Submitted by David Schawel of Economic Musings blog,
The Economics Behind the HARP Program
HARP, The Home Affordable Refinance Program, is a streamline refinance program developed to help borrowers who have continued to make their mortgage payments, but have be unable to refinance due to a decline in their home value. Underwater borrowers have been stuck in a “no-win” situation of sorts, being stuck in a well above market mortgage rate (over 6% in many cases) despite being current on their existing loan and maintaining strong credit. Various fees and a LTV ceiling cause the original HARP program to flame out unsuccessfully. Blame was quick to be cast among the major lenders, the GSE’s, as well as the Government.
The early results of HARP 2.0 are in, and the program’s modifications appear to be spurring strong activity. Are the big bad “too big to fail” banks finally relenting and playing ball? As an investor in the securitized mortgage market, I see aspects of the market that the average borrower or market participant does not. In this post I will walk through the economics of mortgage origination for HARP loans, break down exactly how much these banks are making, and how they are able to do so.
Mechanics of Securitization
Many realize that mortgages are sold into Fannie/Freddie pools but few know the intricacies. If a borrower has a rate of 4% on a 30yr mortgage, the investor of the pool only receives 3.5%. The remaining 0.5% (50bps) is split between the servicing fee and GSE “guarantee fee”. Similar 4% loans will then be aggregated together into a pool. A “30year 3.5” is a pool of 30yr 4% mortgages with a coupon of 3.5%. As of today’s close, a 30yr 3.5% pool trades at a price of ~$105.75. If you tack on the 1% origination fee that most charge, and the servicing rights which are valued at another 1%, the originators (Wells Fargo, JP Morgan, Bank of America) are making almost 8points on a standard plain vanilla conforming mortgage.

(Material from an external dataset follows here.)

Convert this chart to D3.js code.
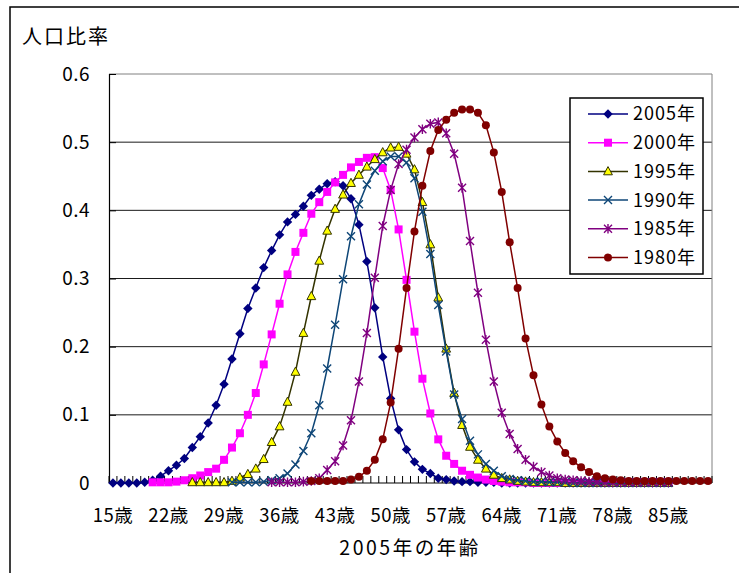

Historical spreads of what’s known as the “primary-secondary” spread show that mortgage rates are actually higher than they are supposed to be. The current coupon mortgage rate measures the yield of the hypothetical par mortgage (30yr 3’s trade at almost 104 so there’s no tradable par bond). Today that rate is 2.34%. The average 30yr mortgage rate to borrowers, as measured by Bankrate, is currently 3.61%, or almost 130bps over the current coupon rate. Longer term this primary/secondary spread averages closer to 70bps, not 130bps, so rates are about 50-60bps higher than they should be here.
The Value of HARP Loans
HARP loans are particularly valuable in the eyes of investors due to prepayment friction. A borrower may only “HARP” a loan once. As these borrowers are generally all under water on their loan, it isn’t feasible to finance into a standard loan. As such, these borrower are trapped in these loans. The street, with good reason, projects these mortgages to prepay very slowly going forward. To mortgage investors, the stability of these cash flows due to extremely low prepayments is worth significantly more than the average pool.
Our example above showed that a 4% mortgage rate would trade into a 3.5% pool which is a $5.75 profit to the bank excluding origination. The value of HARP loans can vary, but these typically trade up at least 2-3 points over TBA collateral. ”TBA” is the industry jargon for generic new collateral. So if a 4% HARP loan was originated and quoted at +3, the price would be $105.75 + $3.00, or $108.75. Add on the origination and servicing fees and near 11 point profits are being earned.
Lack of Competition is the Driver
One of the quirks with the HARP program is that you’re only allowed to enter into a HARP loan with your original servicer. Noted mortgage analyst Laurie Goodman of Amherst Securities explains, “HARP 2.0, announced in November 2011, introduced significant new benefits to servicers for refinancing their own loans. In contrast, different servicer refinances received at best marginal improvements…This tends to lock a borrower into refinancing with their existing lender, which conveys tremendous pricing power to the banks. A lack of competition has allowed current servicers to charge higher rates to these borrowers, when the economics of origination would suggest lower rates are in order. And borrowers have little choice but to pay the higher rates, as the rules favor same servicer refis to a very strong extent.”
The Menendez/Boxer bill being tossed around Congress proposes to allow borrowers to enter into a HARP loan with different mortgage originators. This would ostensibly create greater competition and lower profits for the three main originators (Wells Fargo, Chase, and B of A). To nobody’s surprise, the big banks are adamantly against this proposal and it’s easy to see why. Not only would their oligopoly on HARP loans be put into jeopardy, but the extra premiums which are able to be extracted would also go down.
Summary
While it is encouraging that more and more underwater homeowners are gaining the benefits of today’s low interest rates, tremendous profits are being made at their expense. Lack of competition is the primary catalyst, but the underlying economics of the large “too big to fail” banks will do nothing but stoke additional anger in the general public. Expect this trend to continue until the dynamics of the program is changed once again, possibly in HARP 3.0. Until then, the cash cow will continue for the TBTF banks.